Boxing, Industry, Immigration, America...
Hello everybody. It’s been a while. I’ve been steady preparing the next episode of Enemy, at the expense of keeping up the exclusive content on the Substack, so to those of you who expected more, sorry. Last year, I churned out ~200 pages of a long series on the history of slavery, which I think was pretty good, but keeping up that pace meant it took me 7-8 months to get the history podcast out (a fact about which many of you voiced your displeasure, just as some of you express it now at the lack of exclusive Substack content). Well, I want to keep up a pace of putting out a new history podcast episode every few months, at least until this World War 2 series is done, so that’s where my focus has been. Still, I can’t leave you guys hanging completely, especially considering that my cats will starve if you cancel your subscriptions (very few of you have, despite my slower output, which is amazing, and thank you, but rest assured my guilt over it often has me sweating through soaked sheets, eyes wide open toward the ceiling as I lay in bed at 3 am on a Wednesday). Well, I decided to dial back the history episode work this week to write something that’s been on my mind lately. It’s a typical Martyr Made piece, I think: meandering, disjointed, with thesis that are often disconnected and probably contradictory, but we cover a lot of ground and go some fun places.

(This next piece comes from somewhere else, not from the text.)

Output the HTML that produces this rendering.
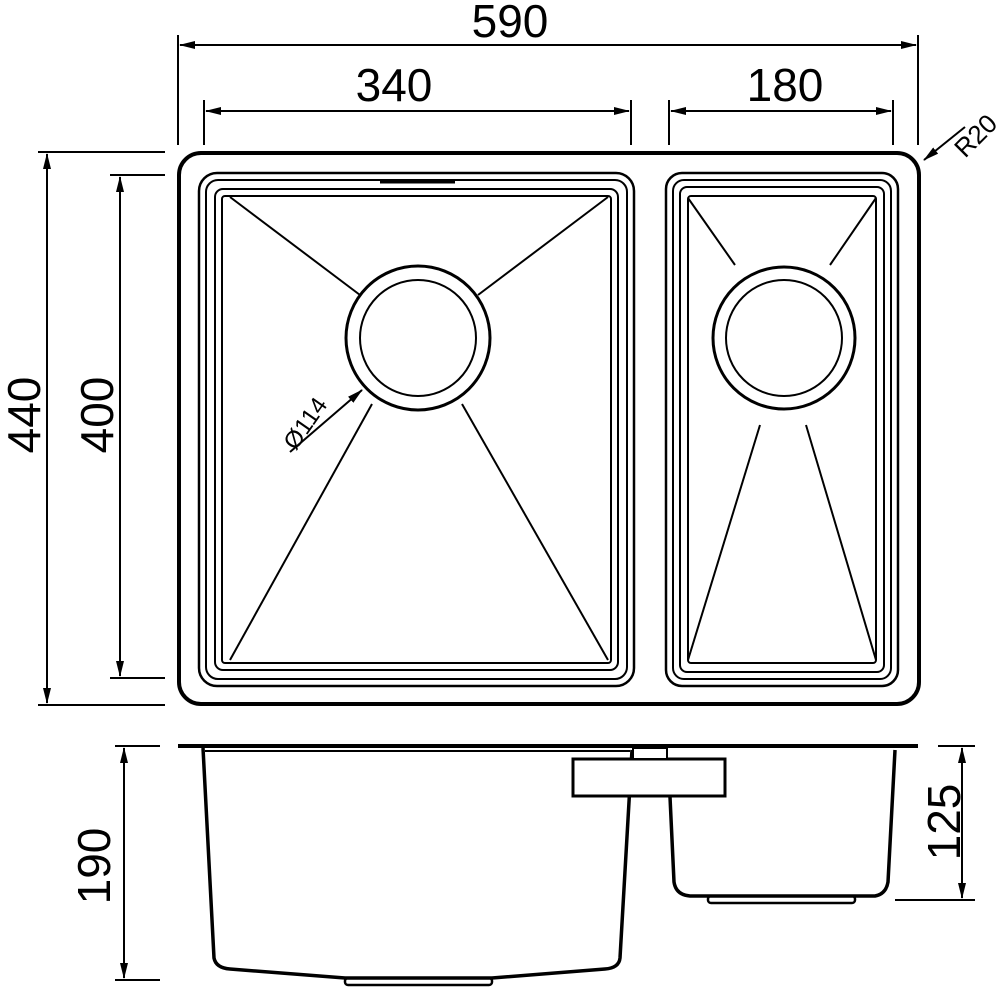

The inspiration for this post comes from a book written by a friend of mine, Brian Francis Culkin, called Postscript on Boxing: The Human Body, Virtual Worlds, and Boxing’s Living Dead. He’s a brilliant guy, an Irish kid (if the name didn’t clue you in) and boxing aficionado, and if you want more after reading this essay, I encourage you to check out his book. It’s more theory-heavy than this essay, but it’s much deeper and has a lot of local flavor I couldn’t cram in to a 15-page piece like this.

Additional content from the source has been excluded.